Raidiam and Saïd Business School at the University of Oxford are conducting research commissioned by the Financial Conduct Authority's (FCA) Smart Data Accelerator on infrastructure options for a future UK open finance and smart data regime.

The programme will design and compare alternative infrastructure, technology and governance models that could underpin open finance in the UK. It will produce architectural models for testing in the FCA Innovation Department's Digital Sandbox using synthetic datasets.

The research will be led independently by Professor Pınar Özcan, Director of the Oxford Future of Finance and Technology Initiative, and Researcher Kyeyoung Shin. Saïd Business School will run the programme, using global benchmarking, stakeholder engagement and structured architectural modelling.

Open finance is widely viewed as the next phase after open banking. It extends regulated data sharing, with customer consent, beyond current accounts and payments to other financial products.
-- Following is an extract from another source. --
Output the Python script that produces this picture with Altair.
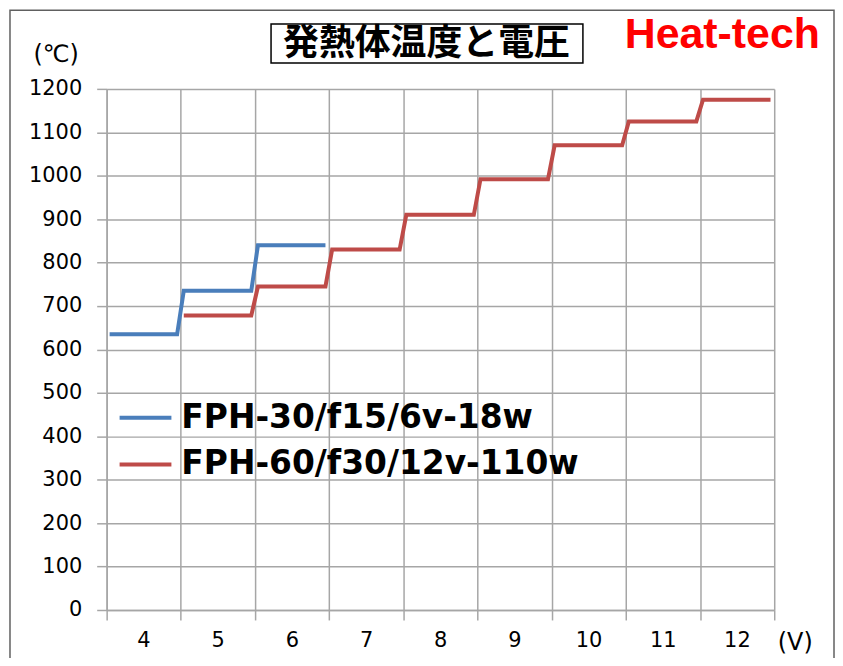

In the UK, the debate has also expanded to "smart data", which applies similar principles to other sectors and products where consumers and small firms generate data that can be shared under defined rules.

Four workstreams

The research will examine four areas that shape the operation of an open finance ecosystem. The first focuses on infrastructure and standardisation, including ecosystem rails, APIs, interoperability and resilience.

The second examines technology choices, including agentic AI, blockchain and distributed ledger technology, and what the parties described as quantum readiness.

The third covers trust and consent frameworks, looking at consumer control, ethical data use and data assurance, while the fourth addresses governance and liability frameworks.

Infrastructure design choices have become a central issue for policymakers and market participants as they consider a move from open banking to broader data sharing. Identity frameworks, accreditation models, trust anchors, consent representation and standards governance can influence who participates, how risk is monitored and how responsibility is assigned when something goes wrong.

Testing models

The programme is expected to develop multiple architectural models, including centrally coordinated models, federated interoperability models and hybrid approaches.

Each model will set out technical components that can be simulated in the FCA Digital Sandbox. The work will also identify integration considerations, operational dependencies and testing parameters.

Raidiam will provide technical input based on its work on regulated data-sharing ecosystems. John Heaton-Armstrong will lead the team translating conceptual designs into blueprints for sandbox testing.

Raidiam is the FCA's technical delivery partner for Smart Data Sprints and works on open data initiatives in markets including Australia, Brazil and the UAE. Its systems process more than 12 billion API calls each month.

Barry O'Donohoe, Chief Executive and Co-Founder of Raidiam, linked the work to the UK's broader direction in regulated data sharing.

"As the UK considers the evolution from open banking to broader open finance and smart data regimes, infrastructure choices will shape market participation, resilience and consumer protection for years to come. We are pleased to support Saïd Business School and the FCA's Smart Data Accelerator by contributing implementation insight from regulated ecosystems, helping ensure proposed models are both technically credible and capable of structured testing," said Barry O'Donohoe.

The Oxford research team described the work as providing options for regulator-led experimentation, drawing on international comparisons and stakeholder engagement.

"The UK is at a pivotal moment in the development of open finance. This research will compare alternative infrastructure and governance configurations, drawing on international experience and stakeholder engagement, to provide the FCA with evidence-based options for experimentation and future policy development," said Professor Pınar Özcan.

The research will run to the end of March 2026, with a final report due at the end of that month.